Here’s a data point most firms miss. Branded search volume increases 15 to 25% within 60 days of launching CTV campaigns.

Thomas J. Henry spends $2.4 million monthly on Dallas advertising. His branded search volume dwarfs every competitor in the market. That’s not SEO. That’s advertising creating search demand.

Branded searches convert at multiples of generic keyword rates. When someone searches “Thomas J. Henry attorney” instead of “personal injury lawyer Dallas,” the conversion rate is three to five times higher. The CTV campaign didn’t generate a “CTV lead.” It generated branded search demand that converts through Google at a fraction of the generic cost.

This is why growth compounds. Brand advertising feeds search. Search feeds conversions. Conversions feed revenue. Revenue funds more brand advertising. The firms at the top of our market data aren’t spending more efficiently. They’re spending in a way that makes every subsequent dollar more efficient.

The Scaling Pattern

The firms that grew fastest across our 210 tracked markets didn’t find a growth hack. They built infrastructure.

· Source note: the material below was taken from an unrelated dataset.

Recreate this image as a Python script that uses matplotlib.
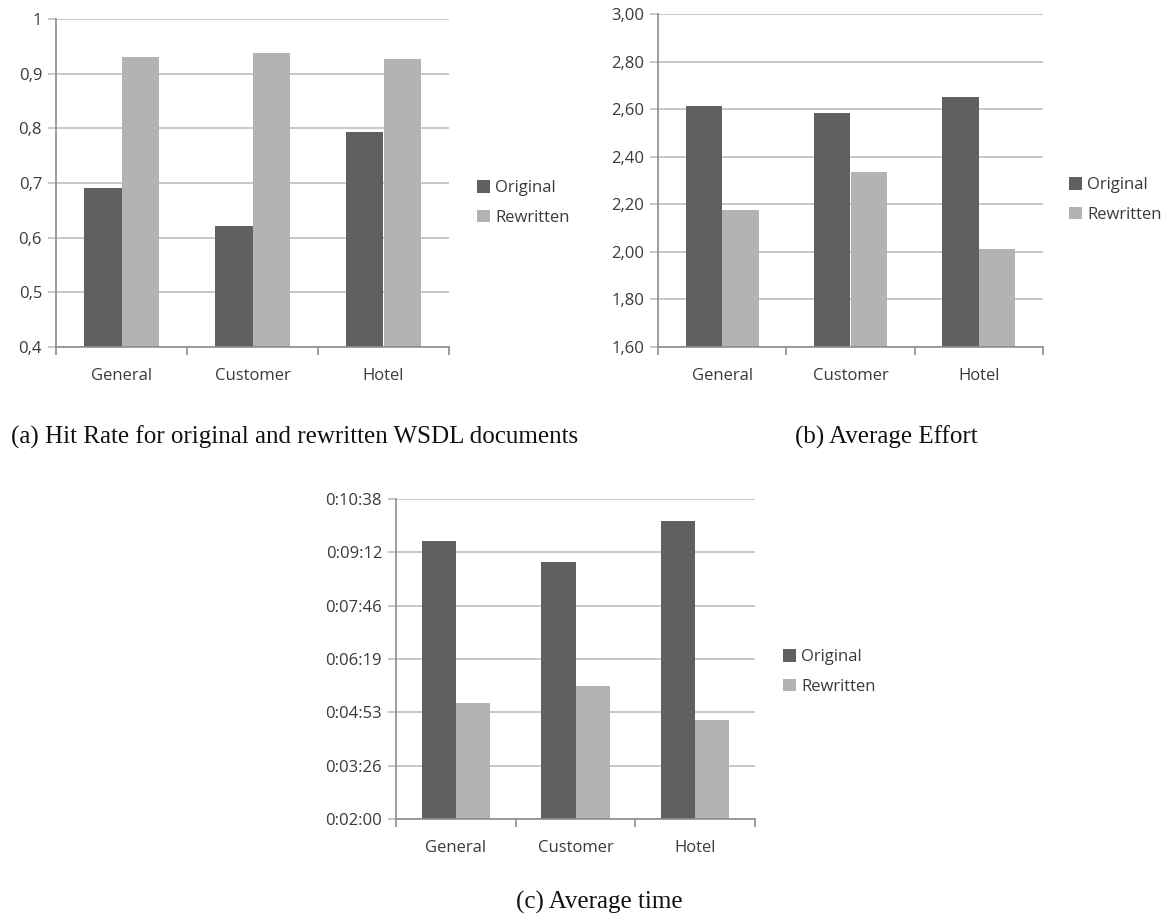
import matplotlib.pyplot as plt
from matplotlib.ticker import FixedLocator, FuncFormatter

categories = ["General", "Customer", "Hotel"]
series_names = ["Original", "Rewritten"]

hit_rate_original = [0.690, 0.622, 0.793]
hit_rate_rewritten = [0.930, 0.937, 0.927]

effort_original = [2.615, 2.582, 2.649]
effort_rewritten = [2.178, 2.336, 2.014]

time_original = ["0:09:30", "0:08:57", "0:10:02"]
time_rewritten = ["0:05:08", "0:05:35", "0:04:40"]

DARK = "#606060"
LIGHT = "#b3b3b3"
GRID = "#bfbfbf"
AXIS = "#8c8c8c"
TEXT = "#3a3a3a"

W, H = 1169, 918


def to_seconds(s):
    h, m, sec = (int(p) for p in s.split(":"))
    return h * 3600 + m * 60 + sec


def hms(v, _pos=None):
    v = int(round(v))
    return f"{v // 3600}:{(v % 3600) // 60:02d}:{v % 60:02d}"


def px_axes(fig, left, top, right, bottom):
    return fig.add_axes([left / W, 1 - bottom / H, (right - left) / W, (bottom - top) / H])


def bar_panel(ax, orig, rew, ymin, ymax, ticks, fmt, legend_xy):
    width = 1 / 3.5
    x = range(len(categories))
    ax.bar([i - width / 2 for i in x], [v - ymin for v in orig], width, bottom=ymin,
           color=DARK, label=series_names[0], zorder=3)
    ax.bar([i + width / 2 for i in x], [v - ymin for v in rew], width, bottom=ymin,
           color=LIGHT, label=series_names[1], zorder=3)
    ax.set_xlim(-0.5, len(categories) - 0.5)
    ax.set_ylim(ymin, ymax)

    ax.yaxis.set_major_locator(FixedLocator(ticks))
    ax.yaxis.set_major_formatter(FuncFormatter(fmt))
    ax.grid(axis="y", color=GRID, linewidth=1.2, zorder=0)
    ax.tick_params(axis="y", length=6, width=1.2, color=GRID, labelsize=12,
                   labelcolor=TEXT, pad=4)

    ax.set_xticks(list(x))
    ax.set_xticklabels(categories)
    ax.set_xticks([i - 0.5 for i in range(len(categories) + 1)], minor=True)
    ax.tick_params(axis="x", which="major", length=0, labelsize=12,
                   labelcolor=TEXT, pad=15)
    ax.tick_params(axis="x", which="minor", length=6, width=1.2, color=AXIS)

    for side in ("top", "right"):
        ax.spines[side].set_visible(False)
    for side in ("left", "bottom"):
        ax.spines[side].set_color(AXIS)
        ax.spines[side].set_linewidth(1.2)
        ax.spines[side].set_zorder(4)

    ax.legend(loc="center left", bbox_to_anchor=legend_xy,
              bbox_transform=ax.figure.transFigure, frameon=False,
              fontsize=12, labelcolor=TEXT, handlelength=0.75,
              handleheight=0.75, handletextpad=0.35, labelspacing=0.8)


def main():
    plt.rcParams["font.family"] = ["Open Sans", "DejaVu Sans"]
    fig = plt.figure(figsize=(W / 100, H / 100), dpi=100)

    # (a) hit rate
    ax_a = px_axes(fig, 56, 19, 449, 347)
    bar_panel(ax_a, hit_rate_original, hit_rate_rewritten, 0.4, 1.0,
              [0.4 + 0.1 * k for k in range(7)],
              lambda v, _p: f"{round(v, 1):g}".replace(".", ","),
              (462 / W, 1 - 203 / H))

    # (b) average effort
    ax_b = px_axes(fig, 658, 14, 1043, 347)
    bar_panel(ax_b, effort_original, effort_rewritten, 1.6, 3.0,
              [1.6 + 0.2 * k for k in range(8)],
              lambda v, _p: f"{v:.2f}".replace(".", ","),
              (1054 / W, 1 - 200 / H))

    # (c) average time, in seconds on the axis
    ax_c = px_axes(fig, 396, 499, 755, 819)
    t_min = 120
    step = 86.4
    bar_panel(ax_c, [to_seconds(t) for t in time_original],
              [to_seconds(t) for t in time_rewritten],
              t_min, t_min + 6 * step,
              [t_min + step * k for k in range(7)], hms,
              (768 / W, 1 - 672 / H))

    cap = dict(family=["Liberation Serif", "DejaVu Serif"], fontsize=18,
               color="#111111", ha="center", va="center")
    fig.text(295 / W, 1 - 437 / H,
             "(a) Hit Rate for original and rewritten WSDL documents", **cap)
    fig.text(886 / W, 1 - 437 / H, "(b) Average Effort", **cap)
    fig.text(599 / W, 1 - 902 / H, "(c) Average time", **cap)

    fig.savefig("out.png", dpi=100, facecolor="white")


if __name__ == "__main__":
    main()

They measure everything. Every dollar traced to growth. They invest in channels that compound, prioritizing marketing strategies ranked by ROI over shared leads and one-time campaigns. They track cost per signed case, not cost per lead. They hire for infrastructure. Call tracking, CRM integration, and attribution before the next creative campaign.

Growth follows infrastructure. Not the other way around. The firms that build the measurement layer first spend their marketing dollars smarter from day one. The firms that skip it optimize blindly and wonder why doubling the budget didn’t double the cases.

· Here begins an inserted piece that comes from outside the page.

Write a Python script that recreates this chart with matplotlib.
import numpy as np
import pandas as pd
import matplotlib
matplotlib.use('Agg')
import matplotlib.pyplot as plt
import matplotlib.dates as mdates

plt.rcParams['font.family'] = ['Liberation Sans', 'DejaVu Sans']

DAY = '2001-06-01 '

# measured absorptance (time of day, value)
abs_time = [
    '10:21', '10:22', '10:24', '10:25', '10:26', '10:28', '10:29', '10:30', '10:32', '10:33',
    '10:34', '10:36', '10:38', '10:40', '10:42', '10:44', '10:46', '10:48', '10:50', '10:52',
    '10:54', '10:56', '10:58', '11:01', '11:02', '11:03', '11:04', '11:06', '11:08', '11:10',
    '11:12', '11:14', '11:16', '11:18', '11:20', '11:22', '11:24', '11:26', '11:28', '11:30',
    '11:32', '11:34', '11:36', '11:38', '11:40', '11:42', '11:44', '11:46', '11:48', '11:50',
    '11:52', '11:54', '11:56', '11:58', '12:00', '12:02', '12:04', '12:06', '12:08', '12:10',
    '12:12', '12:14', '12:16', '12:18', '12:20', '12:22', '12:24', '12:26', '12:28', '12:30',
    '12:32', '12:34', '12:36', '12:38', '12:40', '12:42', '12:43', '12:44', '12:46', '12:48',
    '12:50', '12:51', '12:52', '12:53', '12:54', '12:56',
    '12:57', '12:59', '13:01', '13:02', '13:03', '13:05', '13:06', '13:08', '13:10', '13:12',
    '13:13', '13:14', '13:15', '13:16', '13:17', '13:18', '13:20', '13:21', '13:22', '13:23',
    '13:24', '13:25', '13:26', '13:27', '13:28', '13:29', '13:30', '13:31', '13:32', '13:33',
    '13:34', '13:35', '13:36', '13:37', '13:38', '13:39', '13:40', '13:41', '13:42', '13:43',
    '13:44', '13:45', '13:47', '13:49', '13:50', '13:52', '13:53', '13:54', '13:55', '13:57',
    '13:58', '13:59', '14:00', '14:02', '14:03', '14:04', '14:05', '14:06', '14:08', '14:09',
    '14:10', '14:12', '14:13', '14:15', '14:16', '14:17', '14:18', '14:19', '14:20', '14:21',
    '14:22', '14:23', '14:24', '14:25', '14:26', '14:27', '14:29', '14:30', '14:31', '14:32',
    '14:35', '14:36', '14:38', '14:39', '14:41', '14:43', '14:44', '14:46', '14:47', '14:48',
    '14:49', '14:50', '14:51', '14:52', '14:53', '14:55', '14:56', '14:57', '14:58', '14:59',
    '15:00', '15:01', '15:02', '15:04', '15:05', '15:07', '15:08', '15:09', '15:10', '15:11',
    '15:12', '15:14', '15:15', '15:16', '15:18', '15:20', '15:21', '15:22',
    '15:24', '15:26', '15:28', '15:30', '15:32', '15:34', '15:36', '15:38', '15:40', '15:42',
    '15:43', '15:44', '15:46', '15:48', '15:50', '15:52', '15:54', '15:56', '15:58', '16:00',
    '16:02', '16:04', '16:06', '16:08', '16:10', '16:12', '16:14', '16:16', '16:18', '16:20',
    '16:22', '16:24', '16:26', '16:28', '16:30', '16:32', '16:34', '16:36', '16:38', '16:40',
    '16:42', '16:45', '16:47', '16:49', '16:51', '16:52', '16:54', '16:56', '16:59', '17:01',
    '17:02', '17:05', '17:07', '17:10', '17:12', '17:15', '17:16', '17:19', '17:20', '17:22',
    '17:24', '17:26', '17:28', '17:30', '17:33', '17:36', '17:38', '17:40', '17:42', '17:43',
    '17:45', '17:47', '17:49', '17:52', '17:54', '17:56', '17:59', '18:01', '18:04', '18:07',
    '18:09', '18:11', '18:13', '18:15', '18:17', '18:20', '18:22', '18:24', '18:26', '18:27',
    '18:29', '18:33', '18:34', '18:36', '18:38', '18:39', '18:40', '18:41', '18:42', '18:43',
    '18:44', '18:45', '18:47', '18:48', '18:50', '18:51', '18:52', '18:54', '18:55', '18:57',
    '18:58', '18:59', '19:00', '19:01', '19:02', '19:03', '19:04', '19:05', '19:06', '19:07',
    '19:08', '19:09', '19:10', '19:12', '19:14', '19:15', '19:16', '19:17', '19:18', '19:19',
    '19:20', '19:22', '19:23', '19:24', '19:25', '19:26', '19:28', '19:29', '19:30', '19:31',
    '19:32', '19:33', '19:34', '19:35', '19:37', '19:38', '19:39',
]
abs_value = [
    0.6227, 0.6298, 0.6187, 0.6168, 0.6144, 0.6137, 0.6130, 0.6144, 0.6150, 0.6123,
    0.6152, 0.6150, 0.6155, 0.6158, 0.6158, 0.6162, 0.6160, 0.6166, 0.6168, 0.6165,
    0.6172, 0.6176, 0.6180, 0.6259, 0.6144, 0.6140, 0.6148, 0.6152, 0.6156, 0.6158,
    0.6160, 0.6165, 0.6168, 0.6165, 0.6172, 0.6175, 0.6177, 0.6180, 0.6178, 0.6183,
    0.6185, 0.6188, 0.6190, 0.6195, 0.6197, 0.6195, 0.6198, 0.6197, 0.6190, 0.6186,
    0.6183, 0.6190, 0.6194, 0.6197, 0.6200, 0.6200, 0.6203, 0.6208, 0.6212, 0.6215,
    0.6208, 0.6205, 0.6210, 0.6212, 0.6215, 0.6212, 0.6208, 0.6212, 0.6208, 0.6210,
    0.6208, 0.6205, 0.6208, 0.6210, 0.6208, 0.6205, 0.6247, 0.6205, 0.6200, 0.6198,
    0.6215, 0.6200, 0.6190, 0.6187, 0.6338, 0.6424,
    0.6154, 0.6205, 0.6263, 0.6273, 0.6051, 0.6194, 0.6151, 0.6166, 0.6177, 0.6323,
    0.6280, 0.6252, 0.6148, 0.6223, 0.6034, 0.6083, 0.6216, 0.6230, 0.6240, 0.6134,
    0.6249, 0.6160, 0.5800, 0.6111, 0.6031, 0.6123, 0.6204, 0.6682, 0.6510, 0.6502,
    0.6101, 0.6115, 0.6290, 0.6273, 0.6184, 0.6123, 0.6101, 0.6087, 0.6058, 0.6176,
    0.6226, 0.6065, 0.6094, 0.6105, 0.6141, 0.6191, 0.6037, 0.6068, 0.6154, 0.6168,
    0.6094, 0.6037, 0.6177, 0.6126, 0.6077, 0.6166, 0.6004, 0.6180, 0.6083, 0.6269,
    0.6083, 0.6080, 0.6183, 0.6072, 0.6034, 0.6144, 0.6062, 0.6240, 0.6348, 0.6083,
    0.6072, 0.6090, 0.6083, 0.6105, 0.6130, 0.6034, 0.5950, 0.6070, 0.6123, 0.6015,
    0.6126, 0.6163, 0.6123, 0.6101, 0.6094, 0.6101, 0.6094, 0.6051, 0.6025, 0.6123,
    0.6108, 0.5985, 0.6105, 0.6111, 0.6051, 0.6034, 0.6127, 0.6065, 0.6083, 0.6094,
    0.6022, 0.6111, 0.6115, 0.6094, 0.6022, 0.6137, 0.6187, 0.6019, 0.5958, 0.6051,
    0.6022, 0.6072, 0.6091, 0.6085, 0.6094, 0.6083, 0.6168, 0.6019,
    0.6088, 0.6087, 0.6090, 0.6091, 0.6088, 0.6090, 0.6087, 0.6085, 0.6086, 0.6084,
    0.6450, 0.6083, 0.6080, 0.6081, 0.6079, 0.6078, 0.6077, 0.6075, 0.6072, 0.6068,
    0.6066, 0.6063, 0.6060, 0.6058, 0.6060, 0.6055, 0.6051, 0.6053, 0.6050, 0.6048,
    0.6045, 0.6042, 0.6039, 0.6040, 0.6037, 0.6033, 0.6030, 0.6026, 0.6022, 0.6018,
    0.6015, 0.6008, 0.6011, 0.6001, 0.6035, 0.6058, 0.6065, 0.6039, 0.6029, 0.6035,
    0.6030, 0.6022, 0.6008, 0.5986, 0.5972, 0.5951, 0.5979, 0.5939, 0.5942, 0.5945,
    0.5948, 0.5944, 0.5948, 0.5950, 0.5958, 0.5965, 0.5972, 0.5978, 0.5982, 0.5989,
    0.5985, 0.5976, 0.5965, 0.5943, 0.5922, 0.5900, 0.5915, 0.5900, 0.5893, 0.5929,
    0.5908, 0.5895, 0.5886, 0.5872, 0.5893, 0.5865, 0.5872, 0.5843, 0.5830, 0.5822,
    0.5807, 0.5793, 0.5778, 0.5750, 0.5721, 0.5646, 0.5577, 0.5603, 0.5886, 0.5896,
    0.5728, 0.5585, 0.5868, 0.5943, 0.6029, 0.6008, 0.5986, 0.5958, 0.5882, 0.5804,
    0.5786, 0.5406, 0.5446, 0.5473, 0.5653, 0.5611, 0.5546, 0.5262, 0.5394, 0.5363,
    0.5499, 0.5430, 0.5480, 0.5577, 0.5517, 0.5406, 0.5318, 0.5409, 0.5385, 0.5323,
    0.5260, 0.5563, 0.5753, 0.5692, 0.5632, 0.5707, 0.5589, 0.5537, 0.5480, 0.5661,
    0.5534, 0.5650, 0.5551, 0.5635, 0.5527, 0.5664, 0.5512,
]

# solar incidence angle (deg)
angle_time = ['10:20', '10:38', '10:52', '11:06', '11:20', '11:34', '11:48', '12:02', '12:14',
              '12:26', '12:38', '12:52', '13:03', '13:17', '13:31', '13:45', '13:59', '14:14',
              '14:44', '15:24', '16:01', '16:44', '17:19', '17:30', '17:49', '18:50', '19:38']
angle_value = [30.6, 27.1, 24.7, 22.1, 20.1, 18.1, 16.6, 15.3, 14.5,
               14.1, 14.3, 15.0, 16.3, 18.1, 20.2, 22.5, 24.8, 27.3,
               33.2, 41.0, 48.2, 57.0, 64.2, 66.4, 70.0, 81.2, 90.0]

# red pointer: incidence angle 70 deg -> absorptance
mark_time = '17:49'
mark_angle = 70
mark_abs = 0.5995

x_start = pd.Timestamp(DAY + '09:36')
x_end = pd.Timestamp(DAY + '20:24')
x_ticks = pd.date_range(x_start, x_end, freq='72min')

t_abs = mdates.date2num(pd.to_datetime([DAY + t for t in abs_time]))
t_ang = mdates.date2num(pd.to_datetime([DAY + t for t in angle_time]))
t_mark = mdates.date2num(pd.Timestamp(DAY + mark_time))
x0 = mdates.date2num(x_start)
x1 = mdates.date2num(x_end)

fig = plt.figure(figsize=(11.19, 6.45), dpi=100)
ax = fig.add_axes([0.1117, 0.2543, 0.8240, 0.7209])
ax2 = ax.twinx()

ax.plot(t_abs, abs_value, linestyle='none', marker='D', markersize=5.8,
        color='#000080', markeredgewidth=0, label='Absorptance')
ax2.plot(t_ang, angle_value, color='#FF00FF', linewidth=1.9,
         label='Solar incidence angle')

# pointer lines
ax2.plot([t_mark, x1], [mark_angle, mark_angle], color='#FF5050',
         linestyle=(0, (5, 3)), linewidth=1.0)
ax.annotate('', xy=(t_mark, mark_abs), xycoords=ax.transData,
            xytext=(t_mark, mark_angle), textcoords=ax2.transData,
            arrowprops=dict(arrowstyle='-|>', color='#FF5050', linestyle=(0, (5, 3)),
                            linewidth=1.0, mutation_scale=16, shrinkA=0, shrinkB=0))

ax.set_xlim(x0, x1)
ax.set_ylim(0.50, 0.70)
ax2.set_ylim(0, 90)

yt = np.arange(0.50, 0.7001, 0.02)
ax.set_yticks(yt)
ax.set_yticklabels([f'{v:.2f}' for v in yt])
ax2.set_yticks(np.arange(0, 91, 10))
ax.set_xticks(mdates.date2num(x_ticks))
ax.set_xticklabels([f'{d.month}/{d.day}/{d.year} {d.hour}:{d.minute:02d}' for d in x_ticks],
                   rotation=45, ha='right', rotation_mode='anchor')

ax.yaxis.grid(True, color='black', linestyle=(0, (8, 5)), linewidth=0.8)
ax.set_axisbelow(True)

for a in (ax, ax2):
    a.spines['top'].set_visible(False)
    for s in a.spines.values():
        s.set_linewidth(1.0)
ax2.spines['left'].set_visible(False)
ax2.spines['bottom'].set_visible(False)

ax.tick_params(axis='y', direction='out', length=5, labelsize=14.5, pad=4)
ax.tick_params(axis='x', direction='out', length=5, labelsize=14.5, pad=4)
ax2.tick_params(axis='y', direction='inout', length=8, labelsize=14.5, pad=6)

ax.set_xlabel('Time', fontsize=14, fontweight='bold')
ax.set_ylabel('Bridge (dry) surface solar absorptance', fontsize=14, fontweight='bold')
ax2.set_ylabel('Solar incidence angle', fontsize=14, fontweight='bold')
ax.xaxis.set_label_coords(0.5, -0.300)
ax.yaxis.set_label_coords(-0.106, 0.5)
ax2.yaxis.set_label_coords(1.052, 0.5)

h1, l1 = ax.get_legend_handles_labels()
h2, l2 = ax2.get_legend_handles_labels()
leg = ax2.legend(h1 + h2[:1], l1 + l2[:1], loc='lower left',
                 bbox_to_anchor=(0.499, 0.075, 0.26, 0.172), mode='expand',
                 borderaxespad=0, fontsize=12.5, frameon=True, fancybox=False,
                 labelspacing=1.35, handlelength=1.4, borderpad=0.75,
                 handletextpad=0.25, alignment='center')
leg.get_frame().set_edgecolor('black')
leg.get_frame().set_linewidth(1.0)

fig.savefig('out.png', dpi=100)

LA grew 120%. Atlanta grew 118%. The infrastructure came first.

References

  1. First Page Sage. "Average Customer Acquisition Costs by Industry, 2026." 2026.
  2. ATRA. "Legal Services Advertising Report, 2020-2024." 2025.
  3. Hinge Research Institute. "High Growth Study 2025: All Professional Services Edition." 2025.
  4. Nielsen. "The Gauge: Streaming and TV Measurement Report." February 2026.
  5. Clio. "Legal Trends Report 2024." 2024.